Stated problem: Copy the listing verbatim, excluding any images found in it.

Given material:

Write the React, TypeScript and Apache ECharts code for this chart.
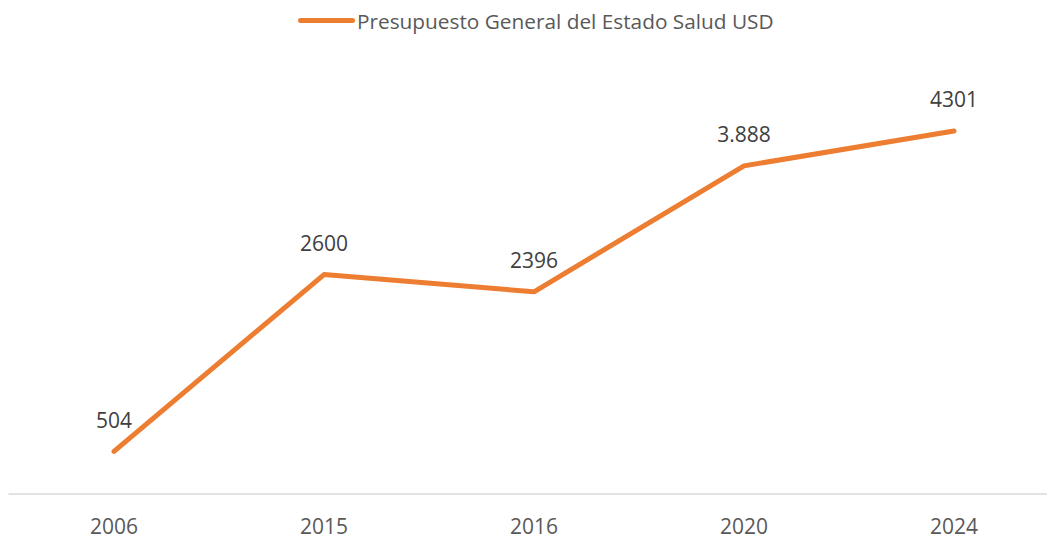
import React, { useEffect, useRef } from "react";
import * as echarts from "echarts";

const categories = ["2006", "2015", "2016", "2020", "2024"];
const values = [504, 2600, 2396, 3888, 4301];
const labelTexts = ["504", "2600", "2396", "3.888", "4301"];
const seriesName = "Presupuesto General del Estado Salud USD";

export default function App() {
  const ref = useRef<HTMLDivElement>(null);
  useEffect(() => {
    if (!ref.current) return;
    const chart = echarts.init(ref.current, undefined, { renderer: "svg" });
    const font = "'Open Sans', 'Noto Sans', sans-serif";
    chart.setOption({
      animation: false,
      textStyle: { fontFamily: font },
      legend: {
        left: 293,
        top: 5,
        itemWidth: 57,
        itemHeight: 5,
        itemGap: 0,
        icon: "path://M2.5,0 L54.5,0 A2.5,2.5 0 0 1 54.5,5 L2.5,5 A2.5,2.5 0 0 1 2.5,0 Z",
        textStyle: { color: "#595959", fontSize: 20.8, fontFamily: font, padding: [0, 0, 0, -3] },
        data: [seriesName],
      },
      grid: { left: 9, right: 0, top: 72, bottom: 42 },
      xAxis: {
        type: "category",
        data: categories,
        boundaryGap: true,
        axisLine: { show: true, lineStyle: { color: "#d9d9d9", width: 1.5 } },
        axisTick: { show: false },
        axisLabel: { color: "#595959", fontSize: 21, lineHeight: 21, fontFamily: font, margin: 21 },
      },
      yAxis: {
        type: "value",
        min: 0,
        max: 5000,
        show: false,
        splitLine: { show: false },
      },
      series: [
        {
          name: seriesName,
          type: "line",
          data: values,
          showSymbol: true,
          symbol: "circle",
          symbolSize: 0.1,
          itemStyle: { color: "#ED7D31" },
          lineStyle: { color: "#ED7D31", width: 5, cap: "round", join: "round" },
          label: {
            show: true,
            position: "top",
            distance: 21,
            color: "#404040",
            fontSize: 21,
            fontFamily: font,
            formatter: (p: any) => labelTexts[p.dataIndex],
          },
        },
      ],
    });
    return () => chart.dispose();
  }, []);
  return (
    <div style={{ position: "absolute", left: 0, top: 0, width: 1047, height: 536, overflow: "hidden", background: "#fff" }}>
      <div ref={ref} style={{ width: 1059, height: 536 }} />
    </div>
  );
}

Response to the task:
Write the React, TypeScript and Apache ECharts code for this chart.
import React, { useEffect, useRef } from "react";
import * as echarts from "echarts";

const categories = ["2006", "2015", "2016", "2020", "2024"];
const values = [504, 2600, 2396, 3888, 4301];
const labelTexts = ["504", "2600", "2396", "3.888", "4301"];
const seriesName = "Presupuesto General del Estado Salud USD";

export default function App() {
  const ref = useRef<HTMLDivElement>(null);
  useEffect(() => {
    if (!ref.current) return;
    const chart = echarts.init(ref.current, undefined, { renderer: "svg" });
    const font = "'Open Sans', 'Noto Sans', sans-serif";
    chart.setOption({
      animation: false,
      textStyle: { fontFamily: font },
      legend: {
        left: 293,
        top: 5,
        itemWidth: 57,
        itemHeight: 5,
        itemGap: 0,
        icon: "path://M2.5,0 L54.5,0 A2.5,2.5 0 0 1 54.5,5 L2.5,5 A2.5,2.5 0 0 1 2.5,0 Z",
        textStyle: { color: "#595959", fontSize: 20.8, fontFamily: font, padding: [0, 0, 0, -3] },
        data: [seriesName],
      },
      grid: { left: 9, right: 0, top: 72, bottom: 42 },
      xAxis: {
        type: "category",
        data: categories,
        boundaryGap: true,
        axisLine: { show: true, lineStyle: { color: "#d9d9d9", width: 1.5 } },
        axisTick: { show: false },
        axisLabel: { color: "#595959", fontSize: 21, lineHeight: 21, fontFamily: font, margin: 21 },
      },
      yAxis: {
        type: "value",
        min: 0,
        max: 5000,
        show: false,
        splitLine: { show: false },
      },
      series: [
        {
          name: seriesName,
          type: "line",
          data: values,
          showSymbol: true,
          symbol: "circle",
          symbolSize: 0.1,
          itemStyle: { color: "#ED7D31" },
          lineStyle: { color: "#ED7D31", width: 5, cap: "round", join: "round" },
          label: {
            show: true,
            position: "top",
            distance: 21,
            color: "#404040",
            fontSize: 21,
            fontFamily: font,
            formatter: (p: any) => labelTexts[p.dataIndex],
          },
        },
      ],
    });
    return () => chart.dispose();
  }, []);
  return (
    <div style={{ position: "absolute", left: 0, top: 0, width: 1047, height: 536, overflow: "hidden", background: "#fff" }}>
      <div ref={ref} style={{ width: 1059, height: 536 }} />
    </div>
  );
}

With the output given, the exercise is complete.